[THE REQUEST]
Nothing outside the stretch should be returned: give exactly the lines from the line containing "Write the seaborn" through the line containing "import seaborn as sns", including both.

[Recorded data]
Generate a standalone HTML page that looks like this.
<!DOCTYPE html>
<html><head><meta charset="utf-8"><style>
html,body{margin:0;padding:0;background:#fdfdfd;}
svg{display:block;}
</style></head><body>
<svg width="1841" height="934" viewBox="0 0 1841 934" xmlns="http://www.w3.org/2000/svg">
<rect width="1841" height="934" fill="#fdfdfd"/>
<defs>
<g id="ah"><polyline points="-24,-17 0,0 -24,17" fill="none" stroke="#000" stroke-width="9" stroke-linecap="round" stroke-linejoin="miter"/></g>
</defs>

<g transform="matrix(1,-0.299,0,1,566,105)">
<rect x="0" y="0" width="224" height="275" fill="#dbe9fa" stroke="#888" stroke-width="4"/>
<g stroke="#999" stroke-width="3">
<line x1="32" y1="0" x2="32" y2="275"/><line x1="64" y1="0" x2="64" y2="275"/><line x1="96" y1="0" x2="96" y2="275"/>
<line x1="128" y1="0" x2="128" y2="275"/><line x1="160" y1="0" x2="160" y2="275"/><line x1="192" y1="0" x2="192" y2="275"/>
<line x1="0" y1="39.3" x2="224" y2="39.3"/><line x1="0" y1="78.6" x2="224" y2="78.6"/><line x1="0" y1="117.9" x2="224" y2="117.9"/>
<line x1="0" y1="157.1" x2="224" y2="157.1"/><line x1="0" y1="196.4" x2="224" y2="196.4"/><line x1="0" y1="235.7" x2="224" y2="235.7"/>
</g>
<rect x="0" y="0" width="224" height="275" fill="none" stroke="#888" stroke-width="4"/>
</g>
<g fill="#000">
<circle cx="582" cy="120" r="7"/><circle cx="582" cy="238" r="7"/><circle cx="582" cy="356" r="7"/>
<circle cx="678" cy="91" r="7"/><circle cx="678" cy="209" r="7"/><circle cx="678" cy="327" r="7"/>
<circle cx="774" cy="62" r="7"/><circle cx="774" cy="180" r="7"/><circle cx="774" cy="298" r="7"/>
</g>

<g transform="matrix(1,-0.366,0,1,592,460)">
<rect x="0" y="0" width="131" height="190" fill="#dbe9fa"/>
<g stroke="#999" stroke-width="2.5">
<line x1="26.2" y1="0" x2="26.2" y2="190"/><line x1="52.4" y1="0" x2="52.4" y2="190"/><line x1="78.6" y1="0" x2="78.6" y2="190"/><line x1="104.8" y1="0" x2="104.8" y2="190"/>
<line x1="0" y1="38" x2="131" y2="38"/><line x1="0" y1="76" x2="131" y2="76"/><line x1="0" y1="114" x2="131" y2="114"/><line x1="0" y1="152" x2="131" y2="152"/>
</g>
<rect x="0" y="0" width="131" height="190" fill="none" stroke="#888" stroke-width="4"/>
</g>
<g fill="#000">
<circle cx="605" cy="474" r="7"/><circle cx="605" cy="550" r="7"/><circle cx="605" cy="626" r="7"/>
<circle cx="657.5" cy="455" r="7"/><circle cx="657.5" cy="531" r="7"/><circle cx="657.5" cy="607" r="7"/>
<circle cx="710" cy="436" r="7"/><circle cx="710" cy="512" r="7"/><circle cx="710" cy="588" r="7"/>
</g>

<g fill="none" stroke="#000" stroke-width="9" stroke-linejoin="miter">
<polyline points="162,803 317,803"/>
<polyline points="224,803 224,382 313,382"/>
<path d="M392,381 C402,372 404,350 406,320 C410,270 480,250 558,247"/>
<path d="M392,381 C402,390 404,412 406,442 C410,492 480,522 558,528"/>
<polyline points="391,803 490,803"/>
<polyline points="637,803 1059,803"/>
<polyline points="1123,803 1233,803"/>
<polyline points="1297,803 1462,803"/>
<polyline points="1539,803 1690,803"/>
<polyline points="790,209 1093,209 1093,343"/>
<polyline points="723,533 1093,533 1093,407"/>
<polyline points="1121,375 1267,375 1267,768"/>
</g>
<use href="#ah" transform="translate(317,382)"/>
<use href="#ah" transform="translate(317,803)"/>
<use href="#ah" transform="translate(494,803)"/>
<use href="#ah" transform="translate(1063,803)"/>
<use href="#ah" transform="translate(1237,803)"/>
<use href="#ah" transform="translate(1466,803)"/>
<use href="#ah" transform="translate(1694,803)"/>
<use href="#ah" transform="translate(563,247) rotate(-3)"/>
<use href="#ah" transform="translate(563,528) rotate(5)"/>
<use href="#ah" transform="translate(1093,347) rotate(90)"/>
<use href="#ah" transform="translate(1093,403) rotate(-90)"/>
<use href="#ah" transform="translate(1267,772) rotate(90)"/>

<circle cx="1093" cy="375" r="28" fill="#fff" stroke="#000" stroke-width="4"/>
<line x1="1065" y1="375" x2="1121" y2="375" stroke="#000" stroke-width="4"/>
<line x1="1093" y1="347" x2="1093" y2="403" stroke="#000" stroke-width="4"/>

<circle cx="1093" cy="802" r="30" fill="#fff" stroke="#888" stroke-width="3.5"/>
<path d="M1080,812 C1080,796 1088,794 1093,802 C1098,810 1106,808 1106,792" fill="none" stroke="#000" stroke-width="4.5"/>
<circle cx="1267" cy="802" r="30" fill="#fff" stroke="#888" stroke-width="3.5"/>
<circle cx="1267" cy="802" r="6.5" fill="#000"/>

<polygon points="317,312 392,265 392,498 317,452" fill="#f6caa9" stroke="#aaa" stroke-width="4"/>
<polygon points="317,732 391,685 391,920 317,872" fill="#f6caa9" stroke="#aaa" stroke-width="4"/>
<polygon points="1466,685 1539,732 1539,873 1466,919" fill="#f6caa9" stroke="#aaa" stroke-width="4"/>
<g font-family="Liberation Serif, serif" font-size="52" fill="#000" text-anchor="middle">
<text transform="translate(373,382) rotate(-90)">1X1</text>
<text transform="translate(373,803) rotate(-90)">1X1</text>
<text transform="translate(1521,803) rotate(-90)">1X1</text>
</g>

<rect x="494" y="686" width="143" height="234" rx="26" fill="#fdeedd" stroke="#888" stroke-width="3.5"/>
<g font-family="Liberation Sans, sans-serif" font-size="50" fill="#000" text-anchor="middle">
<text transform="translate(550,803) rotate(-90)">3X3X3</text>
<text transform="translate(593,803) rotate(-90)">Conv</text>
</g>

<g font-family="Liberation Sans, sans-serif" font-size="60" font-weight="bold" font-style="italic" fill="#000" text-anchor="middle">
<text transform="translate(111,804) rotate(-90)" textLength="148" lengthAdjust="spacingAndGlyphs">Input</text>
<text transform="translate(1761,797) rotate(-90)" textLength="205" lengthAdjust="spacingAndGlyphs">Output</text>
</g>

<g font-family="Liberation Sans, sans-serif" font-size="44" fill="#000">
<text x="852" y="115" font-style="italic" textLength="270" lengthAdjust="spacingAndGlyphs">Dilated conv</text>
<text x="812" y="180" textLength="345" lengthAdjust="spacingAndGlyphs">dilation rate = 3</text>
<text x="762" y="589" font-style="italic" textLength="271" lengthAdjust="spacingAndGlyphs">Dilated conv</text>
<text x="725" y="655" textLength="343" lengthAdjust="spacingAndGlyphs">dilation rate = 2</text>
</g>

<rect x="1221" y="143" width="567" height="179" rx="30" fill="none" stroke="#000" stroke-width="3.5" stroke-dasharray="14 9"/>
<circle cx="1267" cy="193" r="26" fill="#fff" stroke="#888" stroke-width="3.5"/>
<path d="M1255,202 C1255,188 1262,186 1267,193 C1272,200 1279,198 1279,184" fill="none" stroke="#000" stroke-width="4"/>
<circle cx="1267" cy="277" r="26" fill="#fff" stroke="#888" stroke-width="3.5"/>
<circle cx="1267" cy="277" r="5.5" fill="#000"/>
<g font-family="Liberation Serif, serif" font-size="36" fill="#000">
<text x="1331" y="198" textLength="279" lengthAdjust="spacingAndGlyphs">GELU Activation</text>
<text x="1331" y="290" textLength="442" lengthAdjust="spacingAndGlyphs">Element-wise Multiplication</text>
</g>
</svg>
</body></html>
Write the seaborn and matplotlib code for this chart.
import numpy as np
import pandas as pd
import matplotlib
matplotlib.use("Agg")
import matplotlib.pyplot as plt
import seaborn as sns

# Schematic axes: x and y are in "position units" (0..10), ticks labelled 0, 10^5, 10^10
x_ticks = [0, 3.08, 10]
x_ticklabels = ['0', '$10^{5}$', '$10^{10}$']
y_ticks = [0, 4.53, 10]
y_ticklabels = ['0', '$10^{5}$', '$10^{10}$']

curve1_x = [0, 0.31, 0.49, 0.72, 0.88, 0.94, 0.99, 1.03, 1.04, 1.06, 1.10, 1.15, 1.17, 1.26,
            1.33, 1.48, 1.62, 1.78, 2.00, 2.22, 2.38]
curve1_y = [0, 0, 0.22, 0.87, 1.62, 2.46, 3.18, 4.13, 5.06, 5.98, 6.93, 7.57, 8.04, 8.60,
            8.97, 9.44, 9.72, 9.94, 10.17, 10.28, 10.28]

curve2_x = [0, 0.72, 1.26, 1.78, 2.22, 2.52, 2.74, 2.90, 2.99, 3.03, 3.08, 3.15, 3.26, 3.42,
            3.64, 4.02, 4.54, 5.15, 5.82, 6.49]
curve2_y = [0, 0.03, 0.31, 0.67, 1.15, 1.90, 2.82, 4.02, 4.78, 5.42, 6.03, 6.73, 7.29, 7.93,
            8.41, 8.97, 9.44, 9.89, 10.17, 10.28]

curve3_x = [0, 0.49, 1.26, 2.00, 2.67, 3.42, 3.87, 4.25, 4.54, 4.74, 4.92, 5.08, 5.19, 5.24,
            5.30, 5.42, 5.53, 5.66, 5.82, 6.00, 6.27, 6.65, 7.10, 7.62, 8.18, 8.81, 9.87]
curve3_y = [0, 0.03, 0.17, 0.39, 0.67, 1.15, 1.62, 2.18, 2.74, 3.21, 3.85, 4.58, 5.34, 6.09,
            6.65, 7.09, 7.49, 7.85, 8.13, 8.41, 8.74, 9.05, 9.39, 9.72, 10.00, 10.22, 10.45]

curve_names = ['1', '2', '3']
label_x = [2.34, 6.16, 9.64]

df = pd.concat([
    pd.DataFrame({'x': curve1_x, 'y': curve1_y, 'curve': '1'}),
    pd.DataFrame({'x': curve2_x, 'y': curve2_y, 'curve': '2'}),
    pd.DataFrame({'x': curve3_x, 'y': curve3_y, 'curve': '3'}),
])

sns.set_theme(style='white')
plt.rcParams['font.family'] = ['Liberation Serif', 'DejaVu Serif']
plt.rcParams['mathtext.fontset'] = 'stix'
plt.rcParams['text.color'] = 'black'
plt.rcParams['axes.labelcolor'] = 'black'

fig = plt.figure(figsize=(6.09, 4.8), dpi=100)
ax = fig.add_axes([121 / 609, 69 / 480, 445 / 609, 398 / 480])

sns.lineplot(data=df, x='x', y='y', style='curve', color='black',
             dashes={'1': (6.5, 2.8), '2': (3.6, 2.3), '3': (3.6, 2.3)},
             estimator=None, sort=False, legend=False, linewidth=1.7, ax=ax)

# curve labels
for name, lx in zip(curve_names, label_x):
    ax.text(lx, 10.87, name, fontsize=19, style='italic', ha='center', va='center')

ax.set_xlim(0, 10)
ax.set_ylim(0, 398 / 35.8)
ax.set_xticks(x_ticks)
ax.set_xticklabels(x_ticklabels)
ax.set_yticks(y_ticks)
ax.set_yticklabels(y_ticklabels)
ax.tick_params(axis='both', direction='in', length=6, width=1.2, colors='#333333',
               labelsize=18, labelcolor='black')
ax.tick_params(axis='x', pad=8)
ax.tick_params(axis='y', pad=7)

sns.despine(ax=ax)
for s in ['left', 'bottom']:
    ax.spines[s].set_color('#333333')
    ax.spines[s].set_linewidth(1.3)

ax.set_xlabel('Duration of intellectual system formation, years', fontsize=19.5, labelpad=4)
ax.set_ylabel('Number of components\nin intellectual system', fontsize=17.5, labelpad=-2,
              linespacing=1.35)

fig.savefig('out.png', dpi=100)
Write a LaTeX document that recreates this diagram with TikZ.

[EXERCISE SOLUTION]
Write the seaborn and matplotlib code for this chart.
import numpy as np
import pandas as pd
import matplotlib
matplotlib.use("Agg")
import matplotlib.pyplot as plt
import seaborn as sns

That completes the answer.